Starting from the top of the material, restate each line exactly until the line that contains "import * as", which is also copied. Pictures are excluded.

Available data:
────────────────

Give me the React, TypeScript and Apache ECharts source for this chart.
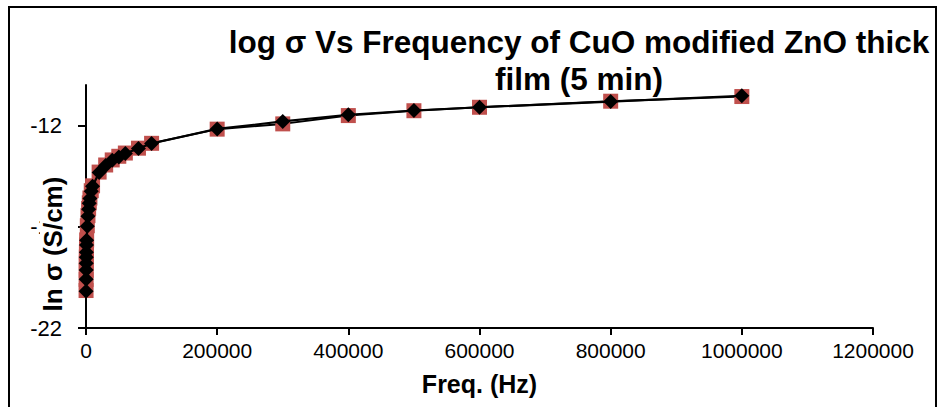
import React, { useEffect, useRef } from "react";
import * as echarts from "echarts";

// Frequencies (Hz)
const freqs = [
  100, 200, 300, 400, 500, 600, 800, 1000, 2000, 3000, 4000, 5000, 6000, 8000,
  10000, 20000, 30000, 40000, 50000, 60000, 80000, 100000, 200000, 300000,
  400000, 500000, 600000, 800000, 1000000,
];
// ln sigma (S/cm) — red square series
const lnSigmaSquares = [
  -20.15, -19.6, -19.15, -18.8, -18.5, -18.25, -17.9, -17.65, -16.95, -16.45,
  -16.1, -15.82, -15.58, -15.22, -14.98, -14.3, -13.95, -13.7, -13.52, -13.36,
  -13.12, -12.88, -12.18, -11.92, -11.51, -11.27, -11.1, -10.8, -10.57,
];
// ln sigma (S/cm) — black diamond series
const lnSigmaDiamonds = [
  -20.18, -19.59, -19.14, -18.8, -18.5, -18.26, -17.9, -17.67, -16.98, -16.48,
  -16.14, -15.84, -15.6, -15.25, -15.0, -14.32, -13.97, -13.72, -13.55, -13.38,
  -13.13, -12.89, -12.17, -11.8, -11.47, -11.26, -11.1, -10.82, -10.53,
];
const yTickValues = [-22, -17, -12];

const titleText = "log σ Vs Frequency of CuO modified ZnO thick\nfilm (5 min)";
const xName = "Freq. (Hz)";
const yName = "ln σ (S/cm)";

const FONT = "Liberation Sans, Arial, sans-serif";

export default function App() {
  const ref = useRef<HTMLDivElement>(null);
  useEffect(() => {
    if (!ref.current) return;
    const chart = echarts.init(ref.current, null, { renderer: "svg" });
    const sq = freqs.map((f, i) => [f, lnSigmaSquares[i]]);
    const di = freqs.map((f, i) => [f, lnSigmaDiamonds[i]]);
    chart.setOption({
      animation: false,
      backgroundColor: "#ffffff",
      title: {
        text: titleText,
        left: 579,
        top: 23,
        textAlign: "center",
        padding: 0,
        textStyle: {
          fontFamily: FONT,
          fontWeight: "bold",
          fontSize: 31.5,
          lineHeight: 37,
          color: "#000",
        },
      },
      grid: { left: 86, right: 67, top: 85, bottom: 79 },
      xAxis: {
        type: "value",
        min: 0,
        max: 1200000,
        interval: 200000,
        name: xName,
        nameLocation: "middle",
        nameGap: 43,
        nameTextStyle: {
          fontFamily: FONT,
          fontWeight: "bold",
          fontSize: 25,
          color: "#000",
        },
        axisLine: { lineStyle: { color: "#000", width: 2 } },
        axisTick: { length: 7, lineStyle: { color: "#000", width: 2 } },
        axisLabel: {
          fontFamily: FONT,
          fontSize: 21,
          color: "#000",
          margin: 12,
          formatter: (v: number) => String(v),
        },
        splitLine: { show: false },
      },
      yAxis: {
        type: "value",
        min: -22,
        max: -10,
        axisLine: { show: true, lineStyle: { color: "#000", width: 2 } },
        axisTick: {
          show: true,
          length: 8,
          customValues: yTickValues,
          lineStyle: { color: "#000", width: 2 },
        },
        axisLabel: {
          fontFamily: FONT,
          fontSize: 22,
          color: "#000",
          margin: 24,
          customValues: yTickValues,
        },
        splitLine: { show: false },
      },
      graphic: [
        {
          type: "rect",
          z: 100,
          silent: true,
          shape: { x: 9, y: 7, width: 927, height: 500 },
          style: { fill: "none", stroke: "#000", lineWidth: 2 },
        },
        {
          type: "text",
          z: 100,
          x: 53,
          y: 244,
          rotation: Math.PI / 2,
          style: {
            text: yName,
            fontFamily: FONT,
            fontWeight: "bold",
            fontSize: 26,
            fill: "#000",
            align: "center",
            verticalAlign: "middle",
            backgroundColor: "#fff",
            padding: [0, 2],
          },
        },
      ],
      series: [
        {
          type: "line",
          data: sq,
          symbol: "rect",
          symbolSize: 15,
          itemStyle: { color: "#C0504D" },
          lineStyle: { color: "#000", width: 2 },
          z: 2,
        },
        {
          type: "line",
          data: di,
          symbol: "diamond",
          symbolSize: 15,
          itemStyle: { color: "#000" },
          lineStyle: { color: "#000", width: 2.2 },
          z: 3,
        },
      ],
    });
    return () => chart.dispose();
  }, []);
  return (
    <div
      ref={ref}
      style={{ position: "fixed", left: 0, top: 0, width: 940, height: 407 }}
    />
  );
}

────────────────

Result for this exercise:
Give me the React, TypeScript and Apache ECharts source for this chart.
import React, { useEffect, useRef } from "react";
import * as echarts from "echarts";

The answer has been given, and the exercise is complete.